MISTIC

MISsense deleTeriousness predICtor


Abstract

The diffusion of next-generation sequencing technologies has revolutionized research and diagnosis in the field of rare Mendelian disorders, notably via whole-exome sequencing (WES). However, one of the main issues hampering achievement of a diagnosis via WES analyses is the extended list of variants of unknown significance (VUS), mostly composed of missense variants. Hence, improved solutions are needed to address the challenges of identifying potentially deleterious variants and ranking them in a prioritized short list. We present MISTIC (MISsense deleTeriousness predICtor), a new prediction tool based on an original combination of two complementary machine learning algorithms using a soft voting system that integrates 113 missense features, ranging from multi-ethnic minor allele frequencies and evolutionary conservation, to physiochemical and biochemical properties of amino acids. Our approach also uses training sets with a wide spectrum of variant profiles, including both high-confidence positive (deleterious) and negative (benign) variants. Compared to recent state-of-the-art prediction tools in various benchmark tests and independent evaluation scenarios, MISTIC exhibits the best and most consistent performance, notably with the highest AUC value (> 0.95). Importantly, MISTIC maintains its high performance in the specific case of discriminating deleterious variants from benign variants that are rare or population-specific. In a clinical context, MISTIC drastically reduces the list of VUS (<30%) and significantly improves the ranking of “causative” deleterious variants. Pre-computed MISTIC scores for all possible human missense variants are available at http://lbgi.fr/mistic.



Benchmark results

Fig 1. Performance of missense prediction tools on VarTest set.
Figure 1
MISTIC was compared to individual component features (MetaSVM, MetaLR, VEST4, Condel, CADD, PolyPhen2, SIFT) used in its model (in grey) and the best-performing tools recently published (in color). The Area Under the receiver operating characteristics Curve (AUC) is shown in brackets.

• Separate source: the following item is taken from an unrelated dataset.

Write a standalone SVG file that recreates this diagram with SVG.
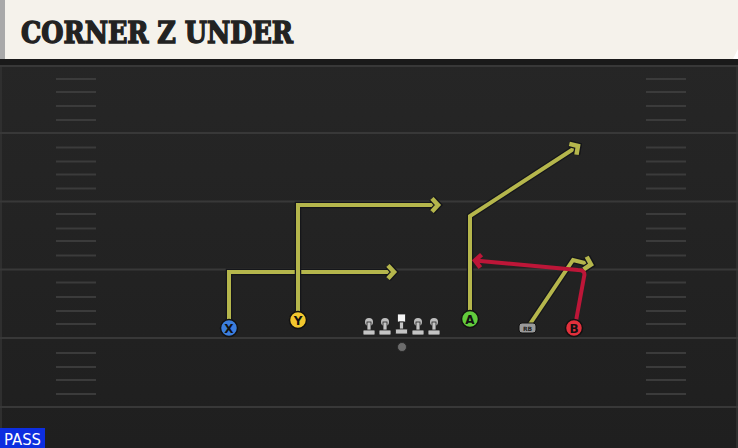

Fig 2. Evaluation of prediction tools on different variant analysis scenarios.
Figure 2
The performance of MISTIC was compared to other missense prediction tools for the discrimination of deleterious variants from rare benign variants and population-specific missense variants. All prediction tools were evaluated using novel deleterious variants (Fig 2A - ClinVarNew and Benign_EvalSet set), known deleterious variants from diverse sources (Fig 2B - DoCM and Benign_EvalSet set), rare benign variants with MAF data (<0.01, <0.005, <0.001, <0.0001, singleton) or benign variants without MAF (ClinVarNew/DoCM and PopSpe_EvalSet : UK10K, SweGen, WesternAsia; Fig 2C).


Fig 3. Evaluation of the different missense prediction tools using simulated and real disease exomes.
Figure 3
A – Distribution of the percentage of predicted deleterious variants in the simulated disease exomes.
B – Ranking of the “causative” deleterious variants introduced in simulated disease exomes.
C – Distribution of the percentage of predicted deleterious variants on the exomes of the MyoCapture project.
D – Ranking of the causative deleterious variants identified in real congenital myopathy exomes from the MyoCapture project.


Fig 4. Distribution of scores for deleterious and benign variants.
Figure 4
The variants of the deleterious and benign evaluation sets were pooled and the distribution of the scores for deleterious and benign variants were represented using violin plots. Red area – distribution of scores for deleterious variants. Green area – distribution of scores for benign variants. Black line – recommended threshold.

How to cite


Chennen K, Weber T, Lornage X, Kress A, Böhm J, Thompson J, Laporte J, Poch O. MISTIC: A prediction tool to reveal disease-relevant deleterious missense variants. 2020 Jul 31;15(7):e0236962. doi: https://doi.org/10.1371/journal.pone.0236962. eCollection 2020.